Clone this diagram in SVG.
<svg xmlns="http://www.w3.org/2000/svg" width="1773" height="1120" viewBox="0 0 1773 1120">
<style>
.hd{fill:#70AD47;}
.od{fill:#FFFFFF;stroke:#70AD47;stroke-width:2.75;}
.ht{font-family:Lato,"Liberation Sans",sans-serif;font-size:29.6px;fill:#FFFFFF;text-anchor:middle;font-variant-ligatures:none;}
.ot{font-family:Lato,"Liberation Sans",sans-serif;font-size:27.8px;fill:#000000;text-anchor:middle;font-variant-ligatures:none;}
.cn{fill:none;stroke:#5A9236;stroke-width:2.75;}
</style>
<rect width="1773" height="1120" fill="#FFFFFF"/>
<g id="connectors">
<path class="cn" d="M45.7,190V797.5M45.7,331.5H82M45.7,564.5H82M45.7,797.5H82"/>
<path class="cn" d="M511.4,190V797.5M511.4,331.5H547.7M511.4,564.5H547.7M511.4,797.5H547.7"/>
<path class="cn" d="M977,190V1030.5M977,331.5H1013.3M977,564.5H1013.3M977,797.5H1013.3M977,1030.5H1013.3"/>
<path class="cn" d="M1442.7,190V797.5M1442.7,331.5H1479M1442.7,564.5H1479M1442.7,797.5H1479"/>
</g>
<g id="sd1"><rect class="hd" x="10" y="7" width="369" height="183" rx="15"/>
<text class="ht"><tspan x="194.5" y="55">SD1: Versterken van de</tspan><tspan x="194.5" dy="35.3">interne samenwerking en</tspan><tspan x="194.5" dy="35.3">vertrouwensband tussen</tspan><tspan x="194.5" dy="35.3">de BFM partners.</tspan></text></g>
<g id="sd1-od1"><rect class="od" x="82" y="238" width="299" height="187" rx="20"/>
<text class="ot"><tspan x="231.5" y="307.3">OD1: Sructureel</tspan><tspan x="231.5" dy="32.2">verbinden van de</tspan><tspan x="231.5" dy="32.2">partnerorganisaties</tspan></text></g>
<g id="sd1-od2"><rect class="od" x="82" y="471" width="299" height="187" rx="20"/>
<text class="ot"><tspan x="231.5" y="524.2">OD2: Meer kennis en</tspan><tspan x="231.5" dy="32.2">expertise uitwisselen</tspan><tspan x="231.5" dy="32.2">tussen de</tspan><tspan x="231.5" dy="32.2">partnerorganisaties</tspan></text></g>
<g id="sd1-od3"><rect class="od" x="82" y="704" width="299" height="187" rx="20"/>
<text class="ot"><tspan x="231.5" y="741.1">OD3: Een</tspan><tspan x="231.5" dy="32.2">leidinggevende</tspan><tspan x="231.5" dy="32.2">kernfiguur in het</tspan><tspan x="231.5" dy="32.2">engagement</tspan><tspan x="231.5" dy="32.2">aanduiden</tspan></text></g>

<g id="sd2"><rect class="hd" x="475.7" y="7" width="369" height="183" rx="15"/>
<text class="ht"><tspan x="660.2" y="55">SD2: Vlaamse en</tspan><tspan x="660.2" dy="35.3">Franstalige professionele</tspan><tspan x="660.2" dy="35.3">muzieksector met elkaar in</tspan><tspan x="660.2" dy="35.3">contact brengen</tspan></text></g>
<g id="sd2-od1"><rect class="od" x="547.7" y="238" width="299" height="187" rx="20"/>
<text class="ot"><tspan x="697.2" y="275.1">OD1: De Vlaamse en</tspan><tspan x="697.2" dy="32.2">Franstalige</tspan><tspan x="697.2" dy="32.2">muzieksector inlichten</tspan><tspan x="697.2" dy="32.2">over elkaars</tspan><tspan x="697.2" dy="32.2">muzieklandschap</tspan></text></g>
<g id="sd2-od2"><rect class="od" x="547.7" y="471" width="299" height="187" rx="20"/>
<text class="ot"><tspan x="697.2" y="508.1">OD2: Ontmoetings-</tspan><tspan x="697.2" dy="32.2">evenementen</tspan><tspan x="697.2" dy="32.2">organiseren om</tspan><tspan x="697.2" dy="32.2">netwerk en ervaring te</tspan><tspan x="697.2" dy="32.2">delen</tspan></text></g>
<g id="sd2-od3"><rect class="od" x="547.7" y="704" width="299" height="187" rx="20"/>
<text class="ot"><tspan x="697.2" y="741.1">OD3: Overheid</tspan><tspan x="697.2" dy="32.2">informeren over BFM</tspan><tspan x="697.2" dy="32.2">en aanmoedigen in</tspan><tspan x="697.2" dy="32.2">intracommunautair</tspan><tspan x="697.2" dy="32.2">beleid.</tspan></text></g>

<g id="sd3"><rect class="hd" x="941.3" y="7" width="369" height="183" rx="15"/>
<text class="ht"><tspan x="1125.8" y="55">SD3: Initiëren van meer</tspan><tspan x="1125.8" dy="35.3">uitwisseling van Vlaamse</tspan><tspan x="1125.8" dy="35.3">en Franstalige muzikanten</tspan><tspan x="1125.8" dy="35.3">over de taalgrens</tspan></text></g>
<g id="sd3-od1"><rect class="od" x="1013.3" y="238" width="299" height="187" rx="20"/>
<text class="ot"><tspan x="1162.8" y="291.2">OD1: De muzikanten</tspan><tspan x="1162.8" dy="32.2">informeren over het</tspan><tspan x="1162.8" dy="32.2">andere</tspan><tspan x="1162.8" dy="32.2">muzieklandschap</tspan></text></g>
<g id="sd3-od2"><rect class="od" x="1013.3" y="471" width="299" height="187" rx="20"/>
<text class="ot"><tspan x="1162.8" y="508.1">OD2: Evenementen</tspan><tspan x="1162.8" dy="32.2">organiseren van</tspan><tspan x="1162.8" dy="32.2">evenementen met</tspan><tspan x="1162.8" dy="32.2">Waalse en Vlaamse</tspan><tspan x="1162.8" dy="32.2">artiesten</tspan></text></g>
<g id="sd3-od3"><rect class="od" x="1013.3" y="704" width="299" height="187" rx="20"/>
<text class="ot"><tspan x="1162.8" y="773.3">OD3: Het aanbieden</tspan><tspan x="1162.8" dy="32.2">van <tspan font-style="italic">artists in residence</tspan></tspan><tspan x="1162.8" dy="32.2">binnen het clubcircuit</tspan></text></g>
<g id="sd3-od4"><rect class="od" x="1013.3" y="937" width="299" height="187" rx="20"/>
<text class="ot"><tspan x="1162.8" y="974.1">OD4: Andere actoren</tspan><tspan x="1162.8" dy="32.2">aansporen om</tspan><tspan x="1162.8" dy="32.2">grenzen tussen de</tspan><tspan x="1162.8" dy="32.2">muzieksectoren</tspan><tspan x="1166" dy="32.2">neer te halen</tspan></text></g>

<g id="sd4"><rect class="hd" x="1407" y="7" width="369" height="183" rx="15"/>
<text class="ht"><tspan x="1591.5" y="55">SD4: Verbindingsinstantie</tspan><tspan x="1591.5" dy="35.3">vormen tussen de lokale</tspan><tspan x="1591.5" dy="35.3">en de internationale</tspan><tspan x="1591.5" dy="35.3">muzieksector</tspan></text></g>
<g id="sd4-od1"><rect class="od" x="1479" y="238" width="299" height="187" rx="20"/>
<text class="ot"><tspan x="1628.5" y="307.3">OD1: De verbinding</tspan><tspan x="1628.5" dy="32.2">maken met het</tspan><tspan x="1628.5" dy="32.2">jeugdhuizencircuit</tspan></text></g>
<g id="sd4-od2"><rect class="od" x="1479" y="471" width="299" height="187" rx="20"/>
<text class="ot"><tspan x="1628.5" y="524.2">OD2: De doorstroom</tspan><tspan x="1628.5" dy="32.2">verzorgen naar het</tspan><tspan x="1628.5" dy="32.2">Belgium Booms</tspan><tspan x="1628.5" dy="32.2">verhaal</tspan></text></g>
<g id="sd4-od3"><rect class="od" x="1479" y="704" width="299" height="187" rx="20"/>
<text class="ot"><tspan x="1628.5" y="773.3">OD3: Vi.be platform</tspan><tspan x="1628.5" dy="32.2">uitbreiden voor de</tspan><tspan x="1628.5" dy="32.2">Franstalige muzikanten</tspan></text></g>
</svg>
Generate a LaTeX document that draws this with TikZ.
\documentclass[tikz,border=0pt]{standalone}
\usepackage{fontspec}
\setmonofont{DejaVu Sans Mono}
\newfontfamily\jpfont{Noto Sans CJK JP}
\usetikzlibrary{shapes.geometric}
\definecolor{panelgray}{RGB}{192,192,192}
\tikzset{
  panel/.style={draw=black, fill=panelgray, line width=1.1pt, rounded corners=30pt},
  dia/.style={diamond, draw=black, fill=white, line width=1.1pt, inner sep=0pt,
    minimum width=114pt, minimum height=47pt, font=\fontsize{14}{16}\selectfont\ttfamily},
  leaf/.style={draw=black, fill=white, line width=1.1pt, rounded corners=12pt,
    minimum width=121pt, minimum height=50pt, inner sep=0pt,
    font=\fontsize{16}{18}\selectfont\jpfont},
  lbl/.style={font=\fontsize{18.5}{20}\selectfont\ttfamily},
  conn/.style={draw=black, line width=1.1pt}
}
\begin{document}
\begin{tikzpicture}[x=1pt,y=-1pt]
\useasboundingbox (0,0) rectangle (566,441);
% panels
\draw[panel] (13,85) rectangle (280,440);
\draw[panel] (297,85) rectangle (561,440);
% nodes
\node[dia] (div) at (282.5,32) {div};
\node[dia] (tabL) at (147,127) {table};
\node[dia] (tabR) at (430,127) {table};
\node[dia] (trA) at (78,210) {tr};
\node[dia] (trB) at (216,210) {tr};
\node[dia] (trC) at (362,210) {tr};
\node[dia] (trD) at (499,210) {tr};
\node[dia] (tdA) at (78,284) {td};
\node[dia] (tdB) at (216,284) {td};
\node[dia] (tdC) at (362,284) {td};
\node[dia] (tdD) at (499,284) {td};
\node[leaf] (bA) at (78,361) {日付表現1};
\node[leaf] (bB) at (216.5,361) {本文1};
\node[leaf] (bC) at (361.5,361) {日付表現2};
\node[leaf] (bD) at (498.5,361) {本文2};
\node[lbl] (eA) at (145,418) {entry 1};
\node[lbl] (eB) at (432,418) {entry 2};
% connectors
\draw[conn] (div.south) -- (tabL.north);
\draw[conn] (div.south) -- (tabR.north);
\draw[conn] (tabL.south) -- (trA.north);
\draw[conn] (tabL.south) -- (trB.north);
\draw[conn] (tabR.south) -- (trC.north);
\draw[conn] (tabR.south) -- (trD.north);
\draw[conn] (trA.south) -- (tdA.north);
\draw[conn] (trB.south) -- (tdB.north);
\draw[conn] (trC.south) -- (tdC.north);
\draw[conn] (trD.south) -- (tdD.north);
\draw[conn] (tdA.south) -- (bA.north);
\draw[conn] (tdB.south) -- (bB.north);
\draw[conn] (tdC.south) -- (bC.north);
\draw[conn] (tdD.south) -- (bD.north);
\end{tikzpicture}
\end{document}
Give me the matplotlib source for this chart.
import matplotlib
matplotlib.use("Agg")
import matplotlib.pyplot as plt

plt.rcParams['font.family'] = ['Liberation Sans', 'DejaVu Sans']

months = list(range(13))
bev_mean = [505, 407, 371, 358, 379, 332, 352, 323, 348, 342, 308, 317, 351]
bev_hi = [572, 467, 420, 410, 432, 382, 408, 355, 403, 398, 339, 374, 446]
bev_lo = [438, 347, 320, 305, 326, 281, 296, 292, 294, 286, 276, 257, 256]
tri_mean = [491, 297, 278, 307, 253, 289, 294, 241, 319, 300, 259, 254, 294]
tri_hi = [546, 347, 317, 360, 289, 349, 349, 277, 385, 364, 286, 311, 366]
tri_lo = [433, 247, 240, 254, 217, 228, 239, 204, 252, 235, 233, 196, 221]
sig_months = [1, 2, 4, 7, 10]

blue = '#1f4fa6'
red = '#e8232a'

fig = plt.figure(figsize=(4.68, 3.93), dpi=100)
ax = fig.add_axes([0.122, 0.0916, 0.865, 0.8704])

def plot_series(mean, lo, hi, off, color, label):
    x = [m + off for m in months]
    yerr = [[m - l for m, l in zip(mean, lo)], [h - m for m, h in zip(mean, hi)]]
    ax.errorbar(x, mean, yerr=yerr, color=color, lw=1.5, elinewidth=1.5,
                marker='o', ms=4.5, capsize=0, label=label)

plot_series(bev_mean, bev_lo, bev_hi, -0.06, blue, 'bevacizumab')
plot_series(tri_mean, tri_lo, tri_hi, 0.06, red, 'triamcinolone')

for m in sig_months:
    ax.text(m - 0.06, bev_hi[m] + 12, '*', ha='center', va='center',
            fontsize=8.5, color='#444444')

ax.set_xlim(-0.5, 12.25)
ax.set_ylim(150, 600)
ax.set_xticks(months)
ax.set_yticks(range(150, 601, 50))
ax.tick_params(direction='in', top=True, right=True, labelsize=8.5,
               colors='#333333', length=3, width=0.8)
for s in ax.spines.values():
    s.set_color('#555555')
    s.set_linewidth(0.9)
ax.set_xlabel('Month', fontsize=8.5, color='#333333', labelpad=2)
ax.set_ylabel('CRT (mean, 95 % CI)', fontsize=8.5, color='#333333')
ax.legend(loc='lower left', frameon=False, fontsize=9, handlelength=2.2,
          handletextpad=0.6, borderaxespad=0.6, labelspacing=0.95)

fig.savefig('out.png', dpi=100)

◆ **Exercise requirements**:
Each line that contains the string "this" counts once; say how many there are and nothing else.

◆ **Final result**:
3